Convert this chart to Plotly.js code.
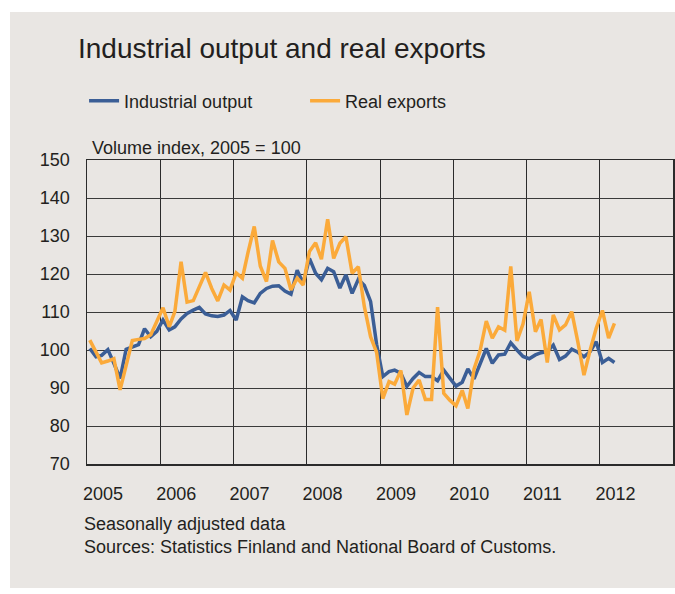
<!DOCTYPE html>
<html>
<head>
<meta charset="utf-8">
<script src="https://cdn.plot.ly/plotly-3.0.1.min.js"></script>
<style>
  html, body { margin: 0; padding: 0; background: #ffffff; }
  #chart { width: 675px; height: 594px; }
</style>
</head>
<body>
<div id="chart"></div>
<script>
// Monthly data, Jan 2005 – Mar 2012 (volume index, 2005 = 100)
const startYear = 2005;
const industrialOutput = [
  100.4, 98.2, 98.6, 100.1, 96.5, 92.5, 100.2, 100.9, 101.4, 105.6, 103.5, 104.9,
  107.9, 105.3, 106.1, 108.2, 109.6, 110.5, 111.2, 109.5, 109.0, 108.8, 109.2, 110.4,
  107.9, 114.0, 113.0, 112.4, 114.9, 116.2, 116.8, 116.9, 115.5, 114.7, 121.0, 117.6,
  124.1, 120.2, 118.5, 121.5, 120.6, 116.3, 119.8, 114.9, 118.6, 117.0, 112.8, 101.5,
  93.0, 94.3, 94.7, 93.9, 90.4, 92.5, 94.1, 93.0, 93.0, 91.9, 94.7, 92.6,
  90.5, 91.5, 95.0, 92.4, 96.5, 100.4, 96.5, 98.7, 98.9, 101.9, 100.0, 98.3,
  97.7, 98.7, 99.3, 99.6, 101.3, 97.5, 98.4, 100.2, 99.4, 98.2, 99.6, 102.2,
  96.7, 97.8, 96.7
];
const realExports = [
  102.6, 99.2, 96.6, 97.1, 97.7, 89.5, 96.0, 102.5, 102.8, 103.0, 104.0, 107.4,
  111.1, 106.1, 110.1, 123.2, 112.6, 113.0, 116.8, 120.4, 116.2, 112.9, 117.1, 115.8,
  120.3, 118.9, 125.7, 132.5, 122.1, 118.0, 128.8, 123.2, 121.5, 115.8, 118.9, 117.1,
  125.9, 128.2, 123.9, 134.4, 124.1, 128.1, 129.8, 120.2, 121.9, 111.4, 103.5, 99.4,
  87.2, 91.7, 91.0, 94.6, 82.9, 90.0, 92.1, 87.0, 87.0, 111.3, 88.6, 86.8,
  85.3, 89.4, 84.6, 95.0, 99.8, 107.6, 103.1, 106.1, 105.2, 122.0, 102.4, 106.8,
  115.3, 104.8, 108.0, 96.7, 109.2, 105.3, 106.6, 110.1, 102.0, 93.4, 100.0, 105.7,
  110.4, 103.1, 107.0
];
const yearTicks = ['2005', '2006', '2007', '2008', '2009', '2010', '2011', '2012'];
const yTicks = [70, 80, 90, 100, 110, 120, 130, 140, 150];

// mid-month dates for each observation
const months = industrialOutput.map((_, i) => {
  const y = startYear + Math.floor(i / 12);
  const m = (i % 12) + 1;
  return y + '-' + (m < 10 ? '0' + m : m) + '-15';
});

const FONT = 'Liberation Sans, Arial, sans-serif';
const TXT = '#231f20';
const BG = '#e9e6e3';

const traces = [
  { x: months, y: industrialOutput, type: 'scatter', mode: 'lines', name: 'Industrial output',
    line: { color: '#3b5e96', width: 3.5 } },
  { x: months, y: realExports, type: 'scatter', mode: 'lines', name: 'Real exports',
    line: { color: '#fbaa3a', width: 3.5 } }
];

const layout = {
  width: 675, height: 594,
  margin: { l: 87, r: 2, t: 160, b: 130 },
  paper_bgcolor: '#ffffff',
  plot_bgcolor: BG,
  font: { family: FONT, size: 18, color: TXT },
  title: { text: 'Industrial output and real exports', x: 78 / 675, xanchor: 'left', xref: 'container',
           y: 1 - 48 / 594, yanchor: 'middle', yref: 'container',
           font: { family: FONT, size: 28, color: TXT } },
  showlegend: true,
  legend: { orientation: 'h', x: -0.005, xanchor: 'left', y: 1.255, yanchor: 'top',
            bgcolor: 'rgba(0,0,0,0)', font: { size: 18, color: TXT },
            entrywidth: 176, entrywidthmode: 'pixels', itemwidth: 30 },
  xaxis: {
    type: 'date', range: ['2005-01-01', '2013-01-01'],
    tickvals: yearTicks.map(y => y + '-01-01'), ticktext: yearTicks,
    showgrid: true, gridcolor: '#2b2b2b', gridwidth: 1,
    showline: true, linecolor: '#2b2b2b', linewidth: 1.5, mirror: true,
    ticks: '', ticklabelshift: 16, ticklabelstandoff: 13,
    zeroline: false, fixedrange: true
  },
  yaxis: {
    range: [70, 150], tickvals: yTicks,
    showgrid: true, gridcolor: '#3a3a3a', gridwidth: 1,
    showline: true, linecolor: '#2b2b2b', linewidth: 1.5, mirror: true,
    ticks: '', ticklabelstandoff: 12, zeroline: false, fixedrange: true
  },
  shapes: [
    { type: 'rect', xref: 'paper', yref: 'paper', layer: 'below',
      x0: (10 - 87) / 586, x1: (675 - 87) / 586, y0: (464 - 588) / 304, y1: (464 - 12) / 304,
      fillcolor: BG, line: { width: 0 } }
  ],
  annotations: [
    { text: 'Volume index, 2005 = 100', xref: 'paper', yref: 'paper',
      x: (90 - 87) / 586, xanchor: 'left', y: (464 - 148) / 304, yanchor: 'middle',
      showarrow: false, font: { size: 18, color: TXT } },
    { text: 'Seasonally adjusted data', xref: 'paper', yref: 'paper',
      x: (82 - 87) / 586, xanchor: 'left', y: (464 - 524) / 304, yanchor: 'middle',
      showarrow: false, font: { size: 18, color: TXT } },
    { text: 'Sources: Statistics Finland and National Board of Customs.', xref: 'paper', yref: 'paper',
      x: (82 - 87) / 586, xanchor: 'left', y: (464 - 547) / 304, yanchor: 'middle',
      showarrow: false, font: { size: 18, color: TXT } }
  ]
};

Plotly.newPlot('chart', traces, layout, { displayModeBar: false, staticPlot: true });
</script>
</body>
</html>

━━━

What is being asked »
Copy each line above precisely, dropping the pictures.

Answer below »
Convert this chart to Plotly.js code.
<!DOCTYPE html>
<html>
<head>
<meta charset="utf-8">
<script src="https://cdn.plot.ly/plotly-3.0.1.min.js"></script>
<style>
  html, body { margin: 0; padding: 0; background: #ffffff; }
  #chart { width: 675px; height: 594px; }
</style>
</head>
<body>
<div id="chart"></div>
<script>
// Monthly data, Jan 2005 – Mar 2012 (volume index, 2005 = 100)
const startYear = 2005;
const industrialOutput = [
  100.4, 98.2, 98.6, 100.1, 96.5, 92.5, 100.2, 100.9, 101.4, 105.6, 103.5, 104.9,
  107.9, 105.3, 106.1, 108.2, 109.6, 110.5, 111.2, 109.5, 109.0, 108.8, 109.2, 110.4,
  107.9, 114.0, 113.0, 112.4, 114.9, 116.2, 116.8, 116.9, 115.5, 114.7, 121.0, 117.6,
  124.1, 120.2, 118.5, 121.5, 120.6, 116.3, 119.8, 114.9, 118.6, 117.0, 112.8, 101.5,
  93.0, 94.3, 94.7, 93.9, 90.4, 92.5, 94.1, 93.0, 93.0, 91.9, 94.7, 92.6,
  90.5, 91.5, 95.0, 92.4, 96.5, 100.4, 96.5, 98.7, 98.9, 101.9, 100.0, 98.3,
  97.7, 98.7, 99.3, 99.6, 101.3, 97.5, 98.4, 100.2, 99.4, 98.2, 99.6, 102.2,
  96.7, 97.8, 96.7
];
const realExports = [
  102.6, 99.2, 96.6, 97.1, 97.7, 89.5, 96.0, 102.5, 102.8, 103.0, 104.0, 107.4,
  111.1, 106.1, 110.1, 123.2, 112.6, 113.0, 116.8, 120.4, 116.2, 112.9, 117.1, 115.8,
  120.3, 118.9, 125.7, 132.5, 122.1, 118.0, 128.8, 123.2, 121.5, 115.8, 118.9, 117.1,
  125.9, 128.2, 123.9, 134.4, 124.1, 128.1, 129.8, 120.2, 121.9, 111.4, 103.5, 99.4,
  87.2, 91.7, 91.0, 94.6, 82.9, 90.0, 92.1, 87.0, 87.0, 111.3, 88.6, 86.8,
  85.3, 89.4, 84.6, 95.0, 99.8, 107.6, 103.1, 106.1, 105.2, 122.0, 102.4, 106.8,
  115.3, 104.8, 108.0, 96.7, 109.2, 105.3, 106.6, 110.1, 102.0, 93.4, 100.0, 105.7,
  110.4, 103.1, 107.0
];
const yearTicks = ['2005', '2006', '2007', '2008', '2009', '2010', '2011', '2012'];
const yTicks = [70, 80, 90, 100, 110, 120, 130, 140, 150];

// mid-month dates for each observation
const months = industrialOutput.map((_, i) => {
  const y = startYear + Math.floor(i / 12);
  const m = (i % 12) + 1;
  return y + '-' + (m < 10 ? '0' + m : m) + '-15';
});

const FONT = 'Liberation Sans, Arial, sans-serif';
const TXT = '#231f20';
const BG = '#e9e6e3';

const traces = [
  { x: months, y: industrialOutput, type: 'scatter', mode: 'lines', name: 'Industrial output',
    line: { color: '#3b5e96', width: 3.5 } },
  { x: months, y: realExports, type: 'scatter', mode: 'lines', name: 'Real exports',
    line: { color: '#fbaa3a', width: 3.5 } }
];

const layout = {
  width: 675, height: 594,
  margin: { l: 87, r: 2, t: 160, b: 130 },
  paper_bgcolor: '#ffffff',
  plot_bgcolor: BG,
  font: { family: FONT, size: 18, color: TXT },
  title: { text: 'Industrial output and real exports', x: 78 / 675, xanchor: 'left', xref: 'container',
           y: 1 - 48 / 594, yanchor: 'middle', yref: 'container',
           font: { family: FONT, size: 28, color: TXT } },
  showlegend: true,
  legend: { orientation: 'h', x: -0.005, xanchor: 'left', y: 1.255, yanchor: 'top',
            bgcolor: 'rgba(0,0,0,0)', font: { size: 18, color: TXT },
            entrywidth: 176, entrywidthmode: 'pixels', itemwidth: 30 },
  xaxis: {
    type: 'date', range: ['2005-01-01', '2013-01-01'],
    tickvals: yearTicks.map(y => y + '-01-01'), ticktext: yearTicks,
    showgrid: true, gridcolor: '#2b2b2b', gridwidth: 1,
    showline: true, linecolor: '#2b2b2b', linewidth: 1.5, mirror: true,
    ticks: '', ticklabelshift: 16, ticklabelstandoff: 13,
    zeroline: false, fixedrange: true
  },
  yaxis: {
    range: [70, 150], tickvals: yTicks,
    showgrid: true, gridcolor: '#3a3a3a', gridwidth: 1,
    showline: true, linecolor: '#2b2b2b', linewidth: 1.5, mirror: true,
    ticks: '', ticklabelstandoff: 12, zeroline: false, fixedrange: true
  },
  shapes: [
    { type: 'rect', xref: 'paper', yref: 'paper', layer: 'below',
      x0: (10 - 87) / 586, x1: (675 - 87) / 586, y0: (464 - 588) / 304, y1: (464 - 12) / 304,
      fillcolor: BG, line: { width: 0 } }
  ],
  annotations: [
    { text: 'Volume index, 2005 = 100', xref: 'paper', yref: 'paper',
      x: (90 - 87) / 586, xanchor: 'left', y: (464 - 148) / 304, yanchor: 'middle',
      showarrow: false, font: { size: 18, color: TXT } },
    { text: 'Seasonally adjusted data', xref: 'paper', yref: 'paper',
      x: (82 - 87) / 586, xanchor: 'left', y: (464 - 524) / 304, yanchor: 'middle',
      showarrow: false, font: { size: 18, color: TXT } },
    { text: 'Sources: Statistics Finland and National Board of Customs.', xref: 'paper', yref: 'paper',
      x: (82 - 87) / 586, xanchor: 'left', y: (464 - 547) / 304, yanchor: 'middle',
      showarrow: false, font: { size: 18, color: TXT } }
  ]
};

Plotly.newPlot('chart', traces, layout, { displayModeBar: false, staticPlot: true });
</script>
</body>
</html>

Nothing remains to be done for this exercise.